26. It is also pertinent to note that Sections 29 and 30 of the POCSO Act introduce statutory presumptions regarding the culpability and mental state of the accused once the foundational facts of the commission of the offence are established. In the present case, the prosecution has successfully discharged its initial burden by proving the age of the victim, her consistent testimony regarding the offence, and the presence of the appellant with the minor during the relevant period. The appellant has failed to rebut these presumptions either by way of cross-examination of the victim or by leading any defence evidence.
27. In view of the above, this Court finds no infirmity in the conclusion drawn by the learned Trial Court convicting the appellant under Section 376(3) of IPC, as the victim was admittedly below 16 years of age at the time of the incident, and under Section 4(2) of the POCSO Act.
28. As regards the aspect of sentencing, it is noted that the appellant has been awarded rigorous imprisonment for a period of 20 years for the offence punishable under Section 4(2) of the POCSO Act. Section 4(2) mandates that whoever commits penetrative sexual assault on a child below sixteen years of age shall be punished with imprisonment for a term not less than twenty years, which may extend to imprisonment for the remainder of the natural life of that person, and shall also be liable to fine.

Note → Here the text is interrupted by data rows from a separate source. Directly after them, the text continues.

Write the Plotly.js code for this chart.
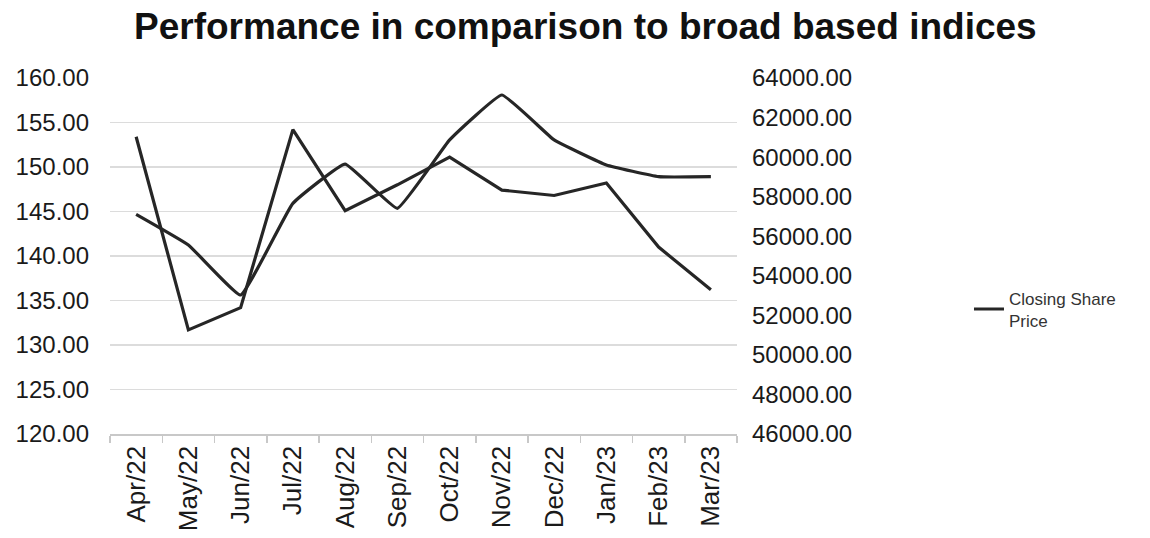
<!DOCTYPE html>
<html>
<head>
<meta charset="utf-8">
<script src="https://cdn.plot.ly/plotly-3.0.1.min.js"></script>
<style>html,body{margin:0;padding:0;background:#fff;}#chart{width:1150px;height:538px;}</style>
</head>
<body>
<div id="chart"></div>
<script>
const months = ["Apr/22","May/22","Jun/22","Jul/22","Aug/22","Sep/22","Oct/22","Nov/22","Dec/22","Jan/23","Feb/23","Mar/23"];
const closingSharePrice = [153.4, 131.7, 134.2, 154.2, 145.1, 148.0, 151.1, 147.4, 146.8, 148.2, 141.0, 136.2];
const broadIndex = [57110, 55560, 53030, 57660, 59650, 57410, 60870, 63140, 60870, 59600, 59010, 59010];
const leftTicks = [120,125,130,135,140,145,150,155,160];
const rightTicks = [46000,48000,50000,52000,54000,56000,58000,60000,62000,64000];

const lineColor = '#262626';
const fam = 'Liberation Sans, Arial, sans-serif';
const traces = [
  {x: months, y: closingSharePrice, type: 'scatter', mode: 'lines', name: 'Closing Share<br>Price',
   line: {color: lineColor, width: 3.2}, yaxis: 'y'},
  {x: months, y: broadIndex, type: 'scatter', mode: 'lines', name: 'Index',
   line: {color: lineColor, width: 3.2, shape: 'spline', smoothing: 0.3}, yaxis: 'y2', showlegend: false}
];
const tickFont = {family: fam, size: 24, color: '#1a1a1a'};
const layout = {
  width: 1150, height: 538,
  margin: {l: 110, r: 413, t: 78, b: 104},
  paper_bgcolor: '#fff', plot_bgcolor: '#fff',
  title: {text: '<b>Performance in comparison to broad based indices</b>',
          font: {family: fam, size: 37, color: '#111'},
          x: 0.509, xref: 'container', xanchor: 'center', y: 0.952, yref: 'container', yanchor: 'middle'},
  xaxis: {type: 'category', tickangle: -90, tickfont: {family: fam, size: 26, color: '#1a1a1a'},
          showgrid: false, showline: true, linecolor: '#c8c8c8', linewidth: 1.5,
          ticks: 'outside', tickson: 'boundaries', ticklen: 7, tickcolor: '#c8c8c8', tickwidth: 1.5,
          range: [-0.5, 11.5], fixedrange: true, automargin: false},
  yaxis: {range: [120, 160], tickvals: leftTicks, tickformat: '.2f', tickfont: tickFont,
          showgrid: true, gridcolor: '#dcdcdc', gridwidth: 1.5, zeroline: false, showline: false,
          ticks: '', ticklabelstandoff: 20, automargin: false},
  yaxis2: {range: [46000, 64000], tickvals: rightTicks, tickformat: '.2f', tickfont: tickFont,
           overlaying: 'y', side: 'right', showgrid: false, zeroline: false, showline: false,
           ticks: '', ticklabelstandoff: 14, automargin: false},
  showlegend: true,
  legend: {x: 1.37, xanchor: 'left', y: 0.35, yanchor: 'middle', xref: 'paper', yref: 'paper',
           font: {family: fam, size: 17, color: '#333'},
           bgcolor: 'rgba(0,0,0,0)', itemwidth: 30, tracegroupgap: 0}
};
Plotly.newPlot('chart', traces, layout, {staticPlot: true, displayModeBar: false});
</script>
</body>
</html>
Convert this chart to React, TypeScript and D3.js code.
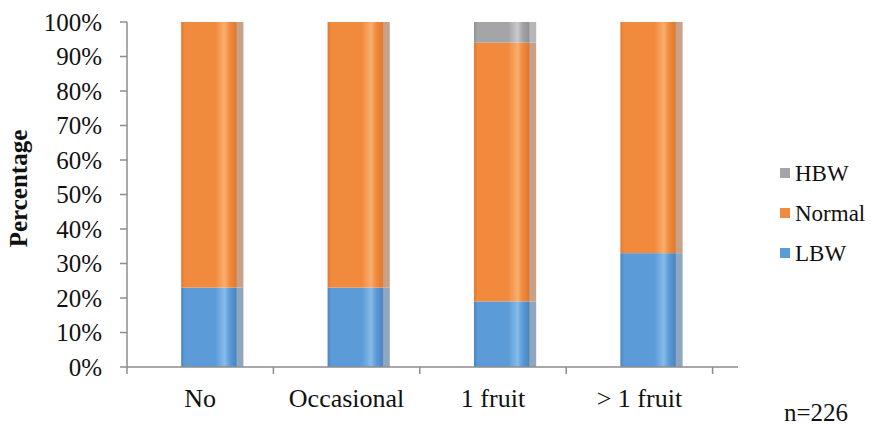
import React from "react";
import * as d3 from "d3";

// Birth-weight class share by fruit intake
const categories = ["No", "Occasional", "1 fruit", "> 1 fruit"];
const lbw = [23, 23, 19, 33];
const normal = [77, 77, 75, 67];
const hbw = [0, 0, 6, 0];
const seriesNames = ["LBW", "Normal", "HBW"];
const yTicks = [0, 10, 20, 30, 40, 50, 60, 70, 80, 90, 100];
const sampleNote = "n=226";

const W = 872;
const H = 427;
const plot = { left: 127, right: 712.6, top: 22, bottom: 367 };

const palette: Record<string, { base: string; light: string; dark: string; shade: string }> = {
  LBW: { base: "#5b9bd7", light: "#86bbea", dark: "#4a86c2", shade: "#8fa6bf" },
  Normal: { base: "#f28a3e", light: "#f8ae6e", dark: "#e07a30", shade: "#c9a088" },
  HBW: { base: "#a3a5a8", light: "#c8cacc", dark: "#909295", shade: "#b5b7ba" },
};

const serif = "Liberation Serif";

export default function App() {
  const x = d3.scaleBand<string>().domain(categories).range([plot.left, plot.right]);
  const y = d3.scaleLinear().domain([0, 100]).range([plot.bottom, plot.top]);

  const rows = categories.map((c, i) => ({ cat: c, LBW: lbw[i], Normal: normal[i], HBW: hbw[i] }));
  const stacked = d3.stack<any>().keys(seriesNames)(rows);

  const bw = x.bandwidth();
  const barOffset = bw * 0.37;
  const barWidth = bw * 0.425;

  const legendItems = ["HBW", "Normal", "LBW"];

  return (
    <svg
      width={W}
      height={H}
      style={{ position: "absolute", left: 0, top: 0, background: "#fff", fontFamily: serif }}
    >
      <defs>
        {seriesNames.map((k) => {
          const p = palette[k];
          return (
            <linearGradient key={k} id={`grad-${k}`} x1="0" x2="1" y1="0" y2="0">
              <stop offset="0" stopColor={p.dark} />
              <stop offset="0.06" stopColor={p.base} />
              <stop offset="0.55" stopColor={p.base} />
              <stop offset="0.7" stopColor={p.light} />
              <stop offset="0.78" stopColor={p.base} />
              <stop offset="0.88" stopColor={p.dark} />
              <stop offset="0.9" stopColor={p.shade} />
              <stop offset="1" stopColor={p.shade} />
            </linearGradient>
          );
        })}
      </defs>

      {/* stacked bars */}
      {stacked.map((layer) => (
        <g key={layer.key}>
          {layer.map((d, i) => {
            const h = y(d[0]) - y(d[1]);
            if (h <= 0) return null;
            return (
              <rect
                key={i}
                x={(x(categories[i]) as number) + barOffset}
                y={y(d[1])}
                width={barWidth}
                height={h}
                fill={`url(#grad-${layer.key})`}
              />
            );
          })}
        </g>
      ))}

      {/* y axis */}
      <line x1={plot.left} x2={plot.left} y1={plot.top} y2={plot.bottom} stroke="#8c8c8c" strokeWidth={1.5} />
      {yTicks.map((t) => (
        <g key={t}>
          <line x1={plot.left - 7} x2={plot.left} y1={y(t)} y2={y(t)} stroke="#8c8c8c" strokeWidth={1.5} />
          <text
            x={102}
            y={y(t)}
            textAnchor="end"
            dominantBaseline="central"
            fontSize={25}
            fill="#111"
          >
            {t}%
          </text>
        </g>
      ))}

      {/* x axis */}
      <line x1={plot.left} x2={738} y1={plot.bottom} y2={plot.bottom} stroke="#8c8c8c" strokeWidth={1.5} />
      {[...categories.map((c) => x(c) as number), plot.right].map((px, i) => (
        <line key={i} x1={px} x2={px} y1={plot.bottom} y2={plot.bottom + 7} stroke="#8c8c8c" strokeWidth={1.5} />
      ))}
      {categories.map((c) => (
        <text
          key={c}
          x={(x(c) as number) + bw / 2}
          y={407}
          textAnchor="middle"
          fontSize={26}
          fill="#111"
        >
          {c}
        </text>
      ))}

      {/* y axis title */}
      <text
        transform={`translate(27, ${(plot.top + plot.bottom) / 2 - 6}) rotate(-90)`}
        textAnchor="middle"
        fontSize={25}
        fontWeight="bold"
        fill="#111"
      >
        Percentage
      </text>

      {/* legend */}
      {legendItems.map((k, i) => {
        const cy = 173 + i * 40;
        return (
          <g key={k}>
            <rect x={780} y={cy - 5} width={10} height={10} fill={palette[k].base} />
            <text x={795} y={cy} dominantBaseline="central" fontSize={23} fill="#111">
              {k}
            </text>
          </g>
        );
      })}

      <text x={784} y={421} fontSize={25} fill="#111">
        {sampleNote}
      </text>
    </svg>
  );
}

In the present case, the sentence awarded to the appellant is the minimum prescribed under the statute. Accordingly, no interference is warranted with respect to the said sentence. Further, for the offence under Section 363 IPC, which prescribes a maximum punishment of seven years, the appellant has been sentenced to rigorous imprisonment for a period of five years. The sentence awarded is well within the statutory limits and does not suffer from any illegality or perversity.
29. It is also pertinent to observe that the victim in the present case was a child of 13 years of age, who was taken by the appellant to his house and subjected to penetrative sexual assault. The physical and psychological trauma suffered by the victim, and the long-lasting emotional scars inflicted upon her at such a tender age, cannot be ignored while considering the aspect of sentencing.
30. Thus, in view of the foregoing discussion, this Court finds no ground to interfere with the impugned judgment of conviction and order on sentence. The same are accordingly upheld.
31. The present appeal is dismissed alongwith pending application.
32. The judgment be uploaded on the website forthwith. DR.